>>>>

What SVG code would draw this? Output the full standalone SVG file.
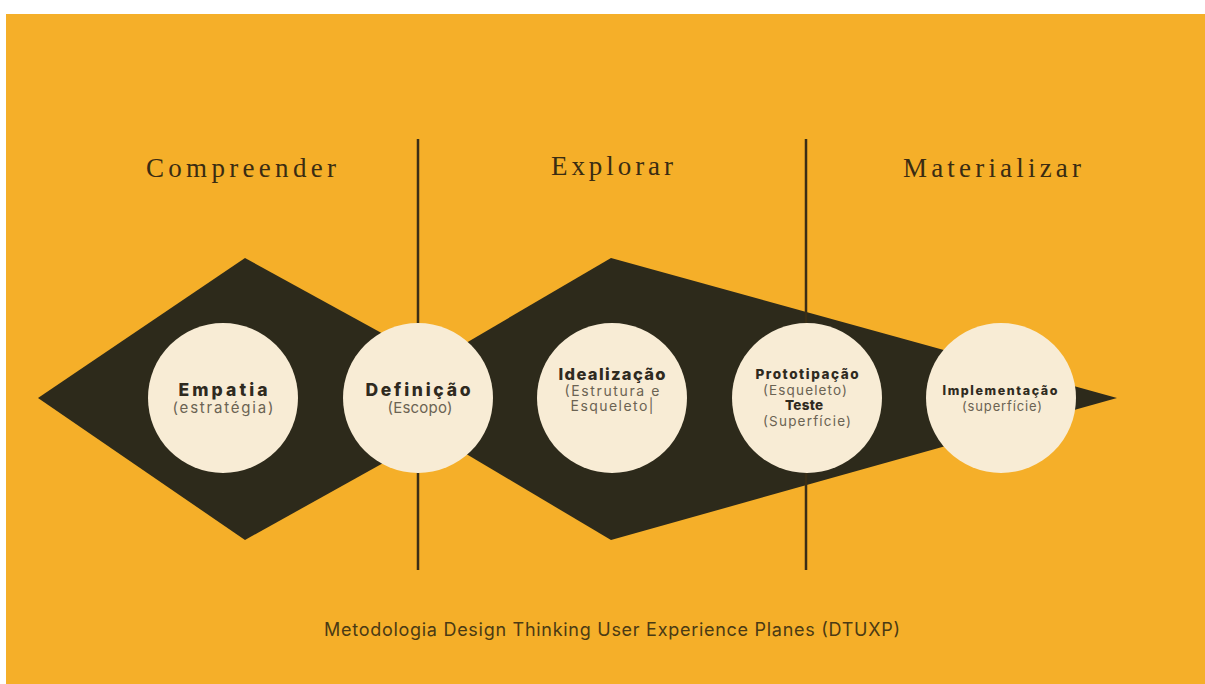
<svg xmlns="http://www.w3.org/2000/svg" width="1205" height="684" viewBox="0 0 1205 684">
<style>
.bg{fill:#F5AF29}
.shape{fill:#2D2A1B}
.circ{fill:#F8ECD5}
.div{stroke:#3A2E16;stroke-width:2.5;fill:none}
.phase{font-family:"Liberation Serif","DejaVu Serif",serif;font-size:27px;fill:#3A2C12;text-anchor:middle}
.t{font-family:Inter,"Open Sans","Liberation Sans",sans-serif;font-weight:800;fill:#2F2A1F;text-anchor:middle}
.s{font-family:Inter,"Open Sans","Liberation Sans",sans-serif;font-weight:400;fill:#6B6353;text-anchor:middle}
.cap{font-family:Inter,"Open Sans","Liberation Sans",sans-serif;font-size:18px;fill:#4A3A14;text-anchor:middle}
</style>
<rect width="1205" height="684" fill="#FFFFFF"/>
<rect class="bg" x="6" y="14" width="1199" height="670"/>
<g id="shapes">
<polygon class="shape" points="38,398 245,258 500,398 245,540"/>
<polygon class="shape" points="372,398 611,258 1117,398 611,540"/>
</g>
<g id="connectors">
<line class="div" x1="418" y1="139" x2="418" y2="570"/>
<line class="div" x1="806" y1="139" x2="806" y2="570"/>
</g>
<g id="phase-compreender"><text class="phase" x="241" y="177" textLength="190" lengthAdjust="spacing">Compreender</text></g>
<g id="phase-explorar"><text class="phase" x="612" y="175" textLength="122" lengthAdjust="spacing">Explorar</text></g>
<g id="phase-materializar"><text class="phase" x="992" y="177" textLength="178" lengthAdjust="spacing">Materializar</text></g>
<g id="empatia">
<circle class="circ" cx="223" cy="398" r="75"/>
<text class="t" x="223" y="396" font-size="17.5" textLength="89" lengthAdjust="spacing">Empatia</text>
<text class="s" x="223" y="413" font-size="15" textLength="101" lengthAdjust="spacing">(estratégia)</text>
</g>
<g id="definicao">
<circle class="circ" cx="418" cy="398" r="75"/>
<text class="t" x="418" y="396" font-size="17.5" textLength="105" lengthAdjust="spacing">Definição</text>
<text class="s" x="420" y="413" font-size="15" textLength="65" lengthAdjust="spacing">(Escopo)</text>
</g>
<g id="idealizacao">
<circle class="circ" cx="612" cy="398" r="75"/>
<text class="t" x="612" y="380" font-size="16.5" textLength="107" lengthAdjust="spacing">Idealização</text>
<text class="s" x="612" y="396" font-size="14" textLength="95" lengthAdjust="spacing">(Estrutura e</text>
<text class="s" x="612" y="411" font-size="14" textLength="83" lengthAdjust="spacing">Esqueleto|</text>
</g>
<g id="prototipacao">
<circle class="circ" cx="807" cy="398" r="75"/>
<text class="t" x="807" y="379" font-size="13.5" textLength="103" lengthAdjust="spacing">Prototipação</text>
<text class="s" x="805" y="395" font-size="13.5" textLength="84" lengthAdjust="spacing">(Esqueleto)</text>
<text class="t" x="804" y="410" font-size="13.5" textLength="38" lengthAdjust="spacing">Teste</text>
<text class="s" x="807" y="426" font-size="13.5" textLength="88" lengthAdjust="spacing">(Superfície)</text>
</g>
<g id="implementacao">
<circle class="circ" cx="1001" cy="398" r="75"/>
<text class="t" x="1000" y="395" font-size="12.5" textLength="115" lengthAdjust="spacing">Implementação</text>
<text class="s" x="1002" y="411" font-size="13" textLength="80" lengthAdjust="spacing">(superfície)</text>
</g>
<g id="caption"><text class="cap" x="612" y="636" textLength="576" lengthAdjust="spacing">Metodologia Design Thinking User Experience Planes (DTUXP)</text></g>
</svg>
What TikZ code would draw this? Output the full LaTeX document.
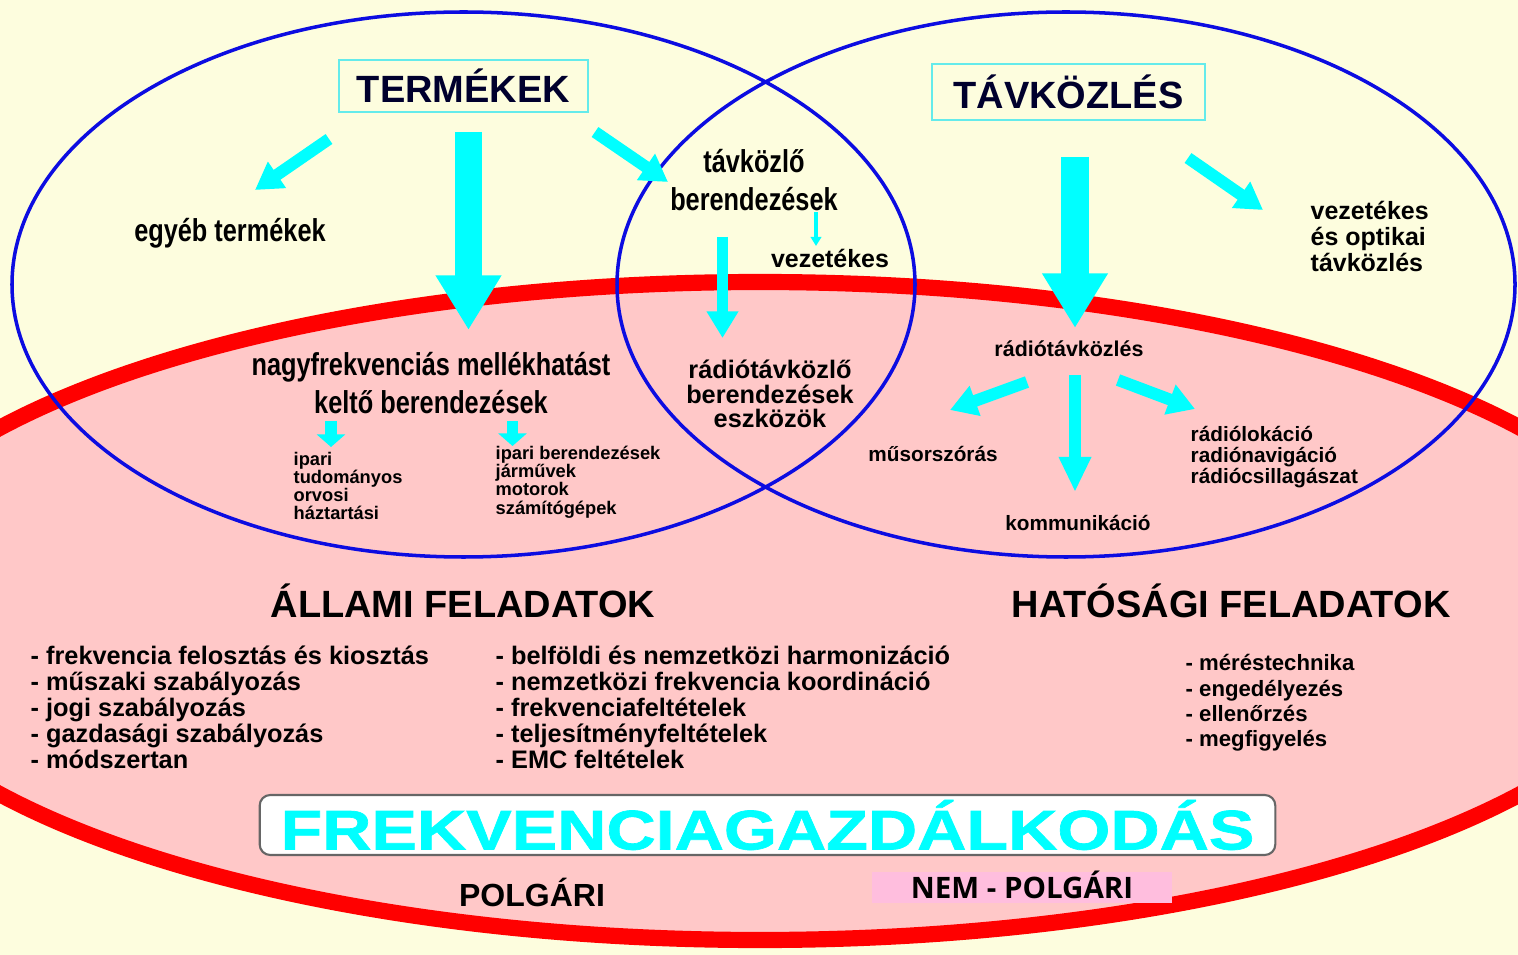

<<<<

**What the task asks**: Transcribe every entry word for word, but skip the pictures.

**The answer**:
What SVG code would draw this? Output the full standalone SVG file.
<svg xmlns="http://www.w3.org/2000/svg" width="1205" height="684" viewBox="0 0 1205 684">
<style>
.bg{fill:#F5AF29}
.shape{fill:#2D2A1B}
.circ{fill:#F8ECD5}
.div{stroke:#3A2E16;stroke-width:2.5;fill:none}
.phase{font-family:"Liberation Serif","DejaVu Serif",serif;font-size:27px;fill:#3A2C12;text-anchor:middle}
.t{font-family:Inter,"Open Sans","Liberation Sans",sans-serif;font-weight:800;fill:#2F2A1F;text-anchor:middle}
.s{font-family:Inter,"Open Sans","Liberation Sans",sans-serif;font-weight:400;fill:#6B6353;text-anchor:middle}
.cap{font-family:Inter,"Open Sans","Liberation Sans",sans-serif;font-size:18px;fill:#4A3A14;text-anchor:middle}
</style>
<rect width="1205" height="684" fill="#FFFFFF"/>
<rect class="bg" x="6" y="14" width="1199" height="670"/>
<g id="shapes">
<polygon class="shape" points="38,398 245,258 500,398 245,540"/>
<polygon class="shape" points="372,398 611,258 1117,398 611,540"/>
</g>
<g id="connectors">
<line class="div" x1="418" y1="139" x2="418" y2="570"/>
<line class="div" x1="806" y1="139" x2="806" y2="570"/>
</g>
<g id="phase-compreender"><text class="phase" x="241" y="177" textLength="190" lengthAdjust="spacing">Compreender</text></g>
<g id="phase-explorar"><text class="phase" x="612" y="175" textLength="122" lengthAdjust="spacing">Explorar</text></g>
<g id="phase-materializar"><text class="phase" x="992" y="177" textLength="178" lengthAdjust="spacing">Materializar</text></g>
<g id="empatia">
<circle class="circ" cx="223" cy="398" r="75"/>
<text class="t" x="223" y="396" font-size="17.5" textLength="89" lengthAdjust="spacing">Empatia</text>
<text class="s" x="223" y="413" font-size="15" textLength="101" lengthAdjust="spacing">(estratégia)</text>
</g>
<g id="definicao">
<circle class="circ" cx="418" cy="398" r="75"/>
<text class="t" x="418" y="396" font-size="17.5" textLength="105" lengthAdjust="spacing">Definição</text>
<text class="s" x="420" y="413" font-size="15" textLength="65" lengthAdjust="spacing">(Escopo)</text>
</g>
<g id="idealizacao">
<circle class="circ" cx="612" cy="398" r="75"/>
<text class="t" x="612" y="380" font-size="16.5" textLength="107" lengthAdjust="spacing">Idealização</text>
<text class="s" x="612" y="396" font-size="14" textLength="95" lengthAdjust="spacing">(Estrutura e</text>
<text class="s" x="612" y="411" font-size="14" textLength="83" lengthAdjust="spacing">Esqueleto|</text>
</g>
<g id="prototipacao">
<circle class="circ" cx="807" cy="398" r="75"/>
<text class="t" x="807" y="379" font-size="13.5" textLength="103" lengthAdjust="spacing">Prototipação</text>
<text class="s" x="805" y="395" font-size="13.5" textLength="84" lengthAdjust="spacing">(Esqueleto)</text>
<text class="t" x="804" y="410" font-size="13.5" textLength="38" lengthAdjust="spacing">Teste</text>
<text class="s" x="807" y="426" font-size="13.5" textLength="88" lengthAdjust="spacing">(Superfície)</text>
</g>
<g id="implementacao">
<circle class="circ" cx="1001" cy="398" r="75"/>
<text class="t" x="1000" y="395" font-size="12.5" textLength="115" lengthAdjust="spacing">Implementação</text>
<text class="s" x="1002" y="411" font-size="13" textLength="80" lengthAdjust="spacing">(superfície)</text>
</g>
<g id="caption"><text class="cap" x="612" y="636" textLength="576" lengthAdjust="spacing">Metodologia Design Thinking User Experience Planes (DTUXP)</text></g>
</svg>
What TikZ code would draw this? Output the full LaTeX document.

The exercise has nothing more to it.